Implications and Follow-ups

  • The systematic literature review explored what blockchain governance is and how a governance mechanism affects the success of governance but neglects broader ethical responsibilities as objectives of blockchain governance.
  • Studies in this paper were largely conceptual, rather descriptive and lacked practical industry application. The systematic literature review demonstrates a need for critical study and testing to find applicable use cases, solving real-world problems, and addressing governance issues in blockchains.
  • There is a need for the continous research on blockchain governance as billions of dollars have entered the ecosystem and the speed of blockchain development is accelerating.
  • The authors present research areas for follow-up work. How can operaters ensure that a blockchain ecosystem is compliant to legal regulations and ethical responsibilities?
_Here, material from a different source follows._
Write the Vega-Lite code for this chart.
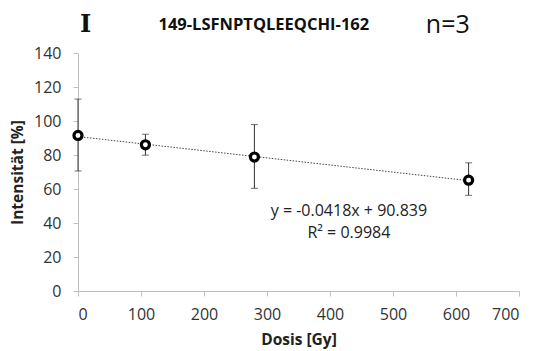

How can you develop blockchains as responsible technology, by preserving human values, via proper governance? What decision rights are allocated to different stakeholders? And how w do you ensure they are accountable? How are they incentivised?


  • The systematic literature review of blockchain governance explores scholarly and industrial research on what blockchain governance is, and how blockchain governance should be structured. From these conclusions, actors participating in blockchains can improve on existing governance frameworks or even create new, well-defined frameworks for blockchain design and use.
  • The paper identifies existing best practices and proposes new best practices for guiding the process of blockchain governance.
  • The paper also provides a research agenda for future study of blockchain governance. For instance, refining the lifecycle of different governance objects, studying the mapping between stakeholders and their decision rights, accountability, and incentives while also analyzing the legal regulations and ethical responsibilities.

I always find literature reviews valuable, so thank you for posting this summary.

The posting of this coincides with a conversation that was happening in the SCRF community chat earlier today, so I can’t help but focus on this element of the summary as a starting spot for discussion.

This quote and our conversations about your summary really stuck with me that the assumption seems to be that governance of blockchain is to help prevent the potential downsides of the immutability of a blockchain. There seems to be another side of this also though. @Sami_B brought the Metric Circle governance vote to the attention of chat, and @rlombreglia shared the news item from CoinDesk where community governance altered what we might consider a traditional contractual agreement. In this instances, perhaps an immutable smart contract would have been better?

Obviously this is just anecdotal. From the literature review, we can pull together a lot more than just anecdotes. But as you pointed out, “the studies in this paper were largely conceptual.” Do you think that is a barrier for some of the conclusions that are being reached in this literature review that would disconnect the findings to real-life situations like what happened at Metric Circle?